In the beginning, companies like Google, Facebook, Twitter, and etc were all asking for our data in order to "better serve us", but it seems that their small hunger for data has grown into a voracious appetite that the world has never seen. In my studies of the USSR and Nazi Germany I haven't seen this hunger for data on citizens; and we're talking about citizens of Facebook and Google, not of a country or state. These are voluntary citizens who have proggered their data to the giants as a sacrifice. It is similar to the meth addict offering his/her children up for just one more hit, or the story in the Biblical stories of Esau offering his birthright to Isaac for a bowl of soup. In hindsight it looks crazy, but so many people have made this offering at the temple of Google and the temple of Facebook.

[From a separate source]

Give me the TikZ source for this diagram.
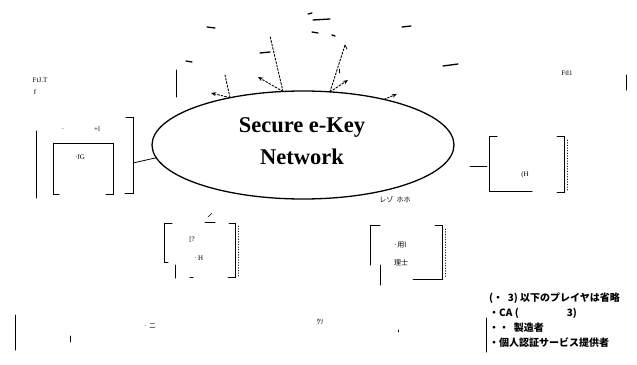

So many seem so willing, even now, to offer up their birthright for a bit of social interaction. But why?

Humans are social. The corporations and government know this and that is why the different social services offered to us are geared to exploit our need for society and instant interaction. We get both instant gratification and the illusion that our interactions on social media are real and genuine. Does that seem like a good trade?

What do you have to hide? That's a common question I get when I discuss this with coworkers and friends. What do I have to hide? That is what President Obama asked in a speech he gave right before Edward Snowden came out with information about PRISM and the NSA data collection operations. What do I have to hide? That is a false question. It should not be asked. The question that should be asked is, why should I give you my data? Why should I give you my birthright? If you ask what I have to hide, then you are part of the problem. That is a question of a person enslaved by a false ideal.

I should say that Richard Stallman did not say any of this, these are my own thoughts. So, although he will not likely see this article, I want to make sure I'm not putting words in his mouth. But before I go, I want to ask you to think about what you have to hide. If you say that you have nothing to hide, then you need to reevaluate the value of your data and decide whether or not you would mind giving your birthright away for a bowl of soup.